:: EXERCISE TASK ::
Check the listing below for lines with the word "React" and say how many there are, with nothing but the number.

==========

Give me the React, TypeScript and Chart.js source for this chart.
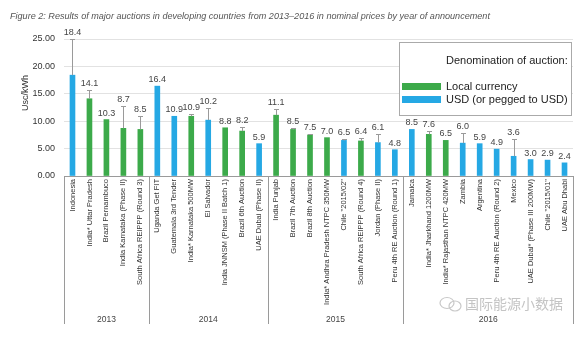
import React, { useEffect, useRef } from 'react';
import { Chart, registerables } from 'chart.js';

Chart.register(...registerables);

const TITLE =
  'Figure 2: Results of major auctions in developing countries from 2013\u20132016 in nominal prices by year of announcement';
const Y_TITLE = 'Usc/kWh';
const WATERMARK = '国际能源小数据';

const categories = [
  'Indonesia',
  'India* Uttar Pradesh',
  'Brazil Pernambuco',
  'India Karnataka (Phase II)',
  'South Africa REIPPP (Round 3)',
  'Uganda Get FIT',
  'Guatemala 3rd Tender',
  'India* Karnataka 500MW',
  'El Salvador',
  'India JNNSM (Phase II Batch 1)',
  'Brazil 6th Auction',
  'UAE Dubai (Phase II)',
  'India Punjab',
  'Brazil 7th Auction',
  'Brazil 8th Auction',
  'India* Andhra Pradesh NTPC 350MW',
  'Chile "2015/02"',
  'South Africa REIPPP (Round 4)',
  'Jordan (Phase II)',
  'Peru 4th RE Auction (Round 1)',
  'Jamaica',
  'India* Jharkhand 1200MW',
  'India* Rajasthan NTPC 420MW',
  'Zambia',
  'Argentina',
  'Peru 4th RE Auction (Round 2)',
  'Mexico',
  'UAE Dubai* (Phase III 200MW)',
  'Chile "2015/01"',
  'UAE Abu Dhabi',
];

const values = [
  18.4, 14.1, 10.3, 8.7, 8.5,
  16.4, 10.9, 10.9, 10.2, 8.8, 8.2, 5.9,
  11.1, 8.5, 7.5, 7.0, 6.5, 6.4, 6.1, 4.8,
  8.5, 7.6, 6.5, 6.0, 5.9, 4.9, 3.6, 3.0, 2.9, 2.4,
];

const errorHighs: (number | null)[] = [
  25.0, 15.7, null, 12.7, 10.9,
  null, null, 11.4, 12.4, null, 9.0, null,
  12.3, 8.8, 7.7, null, 6.7, 6.9, 7.6, null,
  null, 8.3, null, 7.8, null, null, 6.7, null, null, null,
];

// L = local currency, U = USD (or pegged to USD)
const denominations = [
  'U', 'L', 'L', 'L', 'L',
  'U', 'U', 'L', 'U', 'L', 'L', 'U',
  'L', 'L', 'L', 'L', 'U', 'L', 'U', 'U',
  'U', 'L', 'L', 'U', 'U', 'U', 'U', 'U', 'U', 'U',
];

const years = ['2013', '2014', '2015', '2016'];
const yearCounts = [5, 7, 8, 10];

const legendTitle = 'Denomination of auction:';
const legendLabels = ['Local currency', 'USD (or pegged to USD)'];

const yMin = 0;
const yMax = 25;
const yStep = 5;

const GREEN = '#3caa4a';
const BLUE = '#25a8e4';
const colorFor = (d: string) => (d === 'L' ? GREEN : BLUE);

const overlayPlugin = {
  id: 'overlay',
  afterDatasetsDraw(chart: any) {
    const ctx = chart.ctx;
    const xs = chart.scales.x;
    const ys = chart.scales.y;
    ctx.save();
    // error bars
    ctx.strokeStyle = '#9a9a9a';
    ctx.lineWidth = 1;
    errorHighs.forEach((e, i) => {
      if (e == null) return;
      const x = Math.round(xs.getPixelForValue(i)) + 0.5;
      const y0 = ys.getPixelForValue(values[i]);
      const y1 = Math.round(ys.getPixelForValue(e)) + 0.5;
      ctx.beginPath();
      ctx.moveTo(x, y0);
      ctx.lineTo(x, y1);
      ctx.moveTo(x - 2.5, y1);
      ctx.lineTo(x + 2.5, y1);
      ctx.stroke();
    });
    // value labels
    ctx.fillStyle = '#444';
    ctx.font = '9px "Liberation Sans", Arial, sans-serif';
    ctx.textAlign = 'center';
    ctx.textBaseline = 'middle';
    values.forEach((v, i) => {
      const top = Math.max(v, errorHighs[i] ?? v);
      const x = xs.getPixelForValue(i);
      const y = ys.getPixelForValue(top) - 6.5;
      ctx.fillText(v.toFixed(1), x, y);
    });
    ctx.restore();
  },
  afterDraw(chart: any) {
    const ctx = chart.ctx;
    const xs = chart.scales.x;
    const area = chart.chartArea;
    ctx.save();

    // group separators and year labels
    const n = categories.length;
    const step = (xs.right - xs.left) / n;
    const yTop = area.bottom;
    const yBot = area.bottom + 148;
    ctx.strokeStyle = '#9a9a9a';
    ctx.lineWidth = 1;
    let start = 0;
    const bounds: number[] = [xs.left];
    yearCounts.forEach((c) => {
      start += c;
      bounds.push(xs.left + step * start);
    });
    bounds.forEach((bx) => {
      const x = Math.round(bx) + 0.5;
      ctx.beginPath();
      ctx.moveTo(x, yTop);
      ctx.lineTo(x, yBot);
      ctx.stroke();
    });
    ctx.fillStyle = '#444';
    ctx.font = '8.5px "Liberation Sans", Arial, sans-serif';
    ctx.textAlign = 'center';
    ctx.textBaseline = 'middle';
    years.forEach((yr, k) => {
      ctx.fillText(yr, (bounds[k] + bounds[k + 1]) / 2, area.bottom + 144);
    });

    // title
    ctx.fillStyle = '#555';
    ctx.textAlign = 'left';
    ctx.textBaseline = 'middle';
    let fs = 11;
    ctx.font = `italic ${fs}px "Liberation Sans", Arial, sans-serif`;
    const w = ctx.measureText(TITLE).width;
    fs = (fs * 480) / w;
    ctx.font = `italic ${fs}px "Liberation Sans", Arial, sans-serif`;
    ctx.fillText(TITLE, 10, 16);

    // y title
    ctx.save();
    ctx.translate(26, 93);
    ctx.rotate(-Math.PI / 2);
    ctx.fillStyle = '#333';
    ctx.font = '9px "Liberation Sans", Arial, sans-serif';
    ctx.textAlign = 'center';
    ctx.textBaseline = 'middle';
    ctx.fillText(Y_TITLE, 0, 0);
    ctx.restore();

    // legend box
    const lx = 399.5;
    const ly = 42.5;
    const lw = 172;
    const lh = 73;
    ctx.fillStyle = '#fff';
    ctx.fillRect(lx, ly, lw, lh);
    ctx.strokeStyle = '#aaa';
    ctx.strokeRect(lx, ly, lw, lh);
    ctx.fillStyle = '#222';
    ctx.font = '11px "Liberation Sans", Arial, sans-serif';
    ctx.textAlign = 'left';
    ctx.textBaseline = 'middle';
    ctx.fillText(legendTitle, 446, 61);
    ctx.fillStyle = GREEN;
    ctx.fillRect(402, 83, 39, 7);
    ctx.fillStyle = BLUE;
    ctx.fillRect(402, 96, 39, 7);
    ctx.fillStyle = '#222';
    ctx.fillText(legendLabels[0], 446, 87);
    ctx.fillText(legendLabels[1], 446, 100);

    // watermark
    ctx.strokeStyle = '#c8c8c8';
    ctx.lineWidth = 1.2;
    ctx.beginPath();
    ctx.ellipse(447, 303, 7, 5.5, 0, 0, Math.PI * 2);
    ctx.stroke();
    ctx.beginPath();
    ctx.ellipse(455, 306, 6, 5, 0, 0, Math.PI * 2);
    ctx.stroke();
    ctx.fillStyle = '#c4c4c4';
    ctx.font = '14px "Noto Sans CJK SC", sans-serif';
    ctx.textAlign = 'left';
    ctx.fillText(WATERMARK, 465, 304);

    ctx.restore();
  },
};

export default function App() {
  const ref = useRef<HTMLCanvasElement | null>(null);
  useEffect(() => {
    if (!ref.current) return;
    const chart = new Chart(ref.current, {
      type: 'bar',
      data: {
        labels: categories,
        datasets: [
          {
            data: values,
            backgroundColor: denominations.map(colorFor),
            barThickness: 5,
          },
        ],
      },
      options: {
        animation: false,
        responsive: true,
        maintainAspectRatio: false,
        devicePixelRatio: 1,
        layout: { padding: { top: 39, right: 7, left: 0, bottom: 0 } },
        plugins: {
          legend: { display: false },
          tooltip: { enabled: false },
          title: { display: false },
        },
        scales: {
          x: {
            afterFit: (s: any) => {
              s.height = 177;
            },
            grid: { display: true, drawOnChartArea: false, drawTicks: false },
            border: { display: true, color: '#9a9a9a', width: 1 },
            ticks: {
              autoSkip: false,
              maxRotation: 90,
              minRotation: 90,
              padding: 3,
              color: '#333',
              font: { family: '"Liberation Sans", Arial, sans-serif', size: 7.5 },
            },
          },
          y: {
            min: yMin,
            max: yMax,
            afterFit: (s: any) => {
              s.width = 64;
            },
            grid: { color: '#e2e2e2', drawTicks: false },
            border: { display: false },
            ticks: {
              stepSize: yStep,
              padding: 9,
              color: '#333',
              font: { family: '"Liberation Sans", Arial, sans-serif', size: 9 },
              callback: (v: any) => Number(v).toFixed(2),
            },
          },
        },
      },
      plugins: [overlayPlugin],
    });
    return () => chart.destroy();
  }, []);
  return (
    <div style={{ position: 'absolute', left: 0, top: 0, width: 580, height: 353, background: '#fff' }}>
      <canvas ref={ref} />
    </div>
  );
}
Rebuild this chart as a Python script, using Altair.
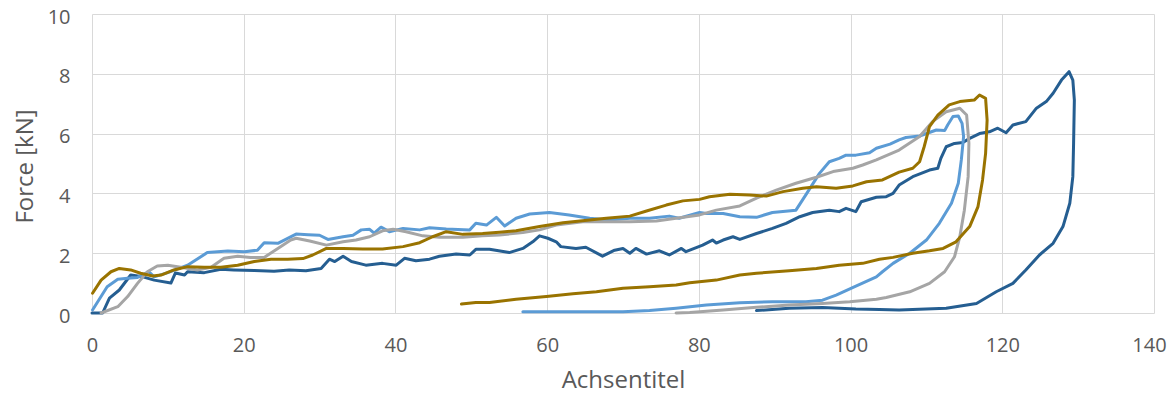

==========

:: SOLUTION FOR THIS EXERCISE ::
2